Meskipun sekitar 1,3% populasi di Inggris menyatakan diri sebagai vegan, hanya sekitar 37% di antaranya yang merupakan pria, menurut data dari The Vegan Society.
“Mungkin lebih banyak wanita yang cenderung menjadi vegan,” ujar Maisie Stedman, petugas media dari The Vegan Society yang berbasis di Inggris, seperti yang dikutip oleh dw.
“Kami merasa hal ini berkaitan dengan stereotip yang ada mengenai identitas seorang pria dan bagaimana mereka berhubungan dengan konsumsi daging.”
Tantangan Mengajak Kaum Pria untuk Bergabung dalam Veganuary
Konsep bahwa daging identik dengan kejantanan memiliki akar yang kuat dalam budaya dan terlihat dalam berbagai hal, mulai dari budaya populer, pemasaran makanan, hingga bahasa.
Sebuah studi menunjukkan bahwa dalam bahasa yang memiliki kata benda berdasarkan jenis kelamin, kata-kata yang berkaitan dengan daging lebih sering terkait dengan kata benda yang berjenis kelamin laki-laki.
“Saya rasa di hampir semua tempat di belahan bumi utara, kita mengasosiasikan daging dengan kejantanan,” kata Isaias Hernandez, seorang pendidik lingkungan dari Amerika Serikat.

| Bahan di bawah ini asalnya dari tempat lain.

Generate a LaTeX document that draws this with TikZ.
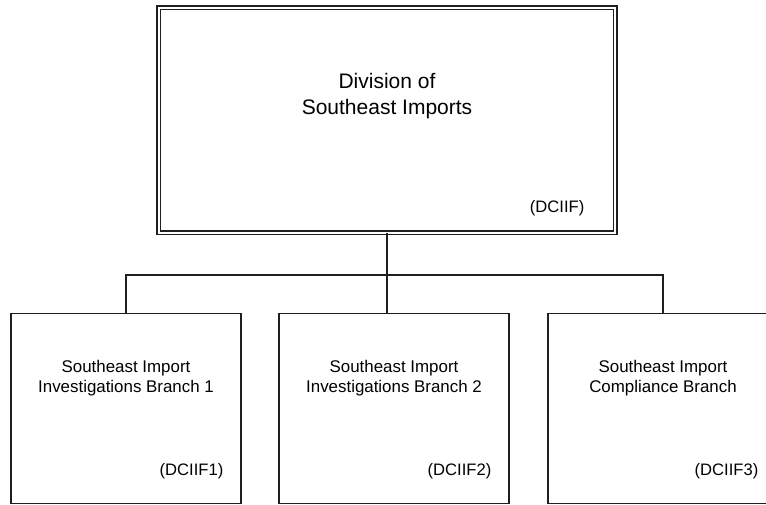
\documentclass[tikz,border=0pt]{standalone}
\usepackage{fontspec}
\setmainfont{Liberation Sans}
\begin{document}
\begin{tikzpicture}[x=1pt,y=-1pt,
  line color/.style={draw=black!88},
  topbox/.style={rectangle, line color, line width=1.5pt, double=white, double distance=2pt,
     minimum width=456.5pt, minimum height=224.7pt, inner sep=0pt, outer sep=0pt},
  branch/.style={rectangle, line color, line width=1.7pt, minimum width=230pt, minimum height=190pt,
     inner sep=0pt, outer sep=0pt},
  titletext/.style={align=center, font=\fontsize{21}{26}\selectfont, inner sep=0pt},
  brtext/.style={align=center, font=\fontsize{16.9}{20}\selectfont, inner sep=0pt},
  codetext/.style={font=\fontsize{16.6}{20}\selectfont, inner sep=0pt, anchor=east},
  link/.style={line color, line width=1.7pt}]
\useasboundingbox (0,0) rectangle (766,504);
\clip (0,0) rectangle (766,504);
\fill[white] (0,0) rectangle (766,504);

\node[topbox] (top) at (386.75,120.15) {};
\node[titletext] (ttl) at (387,96) {Division of\\Southeast Imports};
\node[codetext] (tcode) at (584.5,208) {(DCIIF)};

\node[branch] (b1) at (126,408.5) {};
\node[branch] (b2) at (394,408.5) {};
\node[branch] (b3) at (663,408.5) {};

\node[brtext] (t1) at (126,378.5) {Southeast Import\\Investigations Branch 1};
\node[brtext] (t2) at (394,378.5) {Southeast Import\\Investigations Branch 2};
\node[brtext] (t3) at (663,378.5) {Southeast Import\\Compliance Branch};

\node[codetext] (c1) at (223.5,471) {(DCIIF1)};
\node[codetext] (c2) at (491.5,471) {(DCIIF2)};
\node[codetext] (c3) at (758.5,471) {(DCIIF3)};

\coordinate (hub) at (387,275);
\draw[link] (top.south -| hub) -- (hub);
\draw[link] (b1.north) |- (hub) -| (b3.north);
\draw[link] (hub) -- (hub |- b2.north);
\end{tikzpicture}
\end{document}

“Dan hal ini memperkuat pola pikir patriarki yang menguasai berbagai aspek dalam kehidupan di Bumi.”
The Vegan Society baru-baru ini melakukan penelitian untuk melihat sikap terhadap pola makan vegan, dengan tujuan untuk melibatkan lebih banyak pria.
Mereka menemukan bahwa meskipun 41% pria non-vegan di Inggris tertarik untuk menjadi vegan, hambatan utamanya adalah stigma sosial atau ejekan dari teman dan keluarga, karena gaya hidup vegan sering dianggap sebagai sesuatu yang “feminin”.
Selain itu, istilah “soy boy” juga seringkali dilekatkan pada mereka. Istilah ini digunakan untuk menggambarkan pria yang dianggap lemah karena gaya hidup vegan mereka.
Mengatasi Stereotip Maskulinitas dalam Veganuary: Mendorong Partisipasi Kaum Pria
Mendorong kesadaran akan hubungan antara gaya hidup vegan dengan aspek kesehatan, lingkungan, dan kemanusiaan tanpa berkaitan dengan identitas gender menjadi langkah krusial. Dengan demikian, dapat menciptakan lingkungan yang lebih inklusif dan memperluas akses terhadap manfaat gaya hidup berbasis nabati bagi semua orang, tanpa terkekang oleh stereotype yang ada.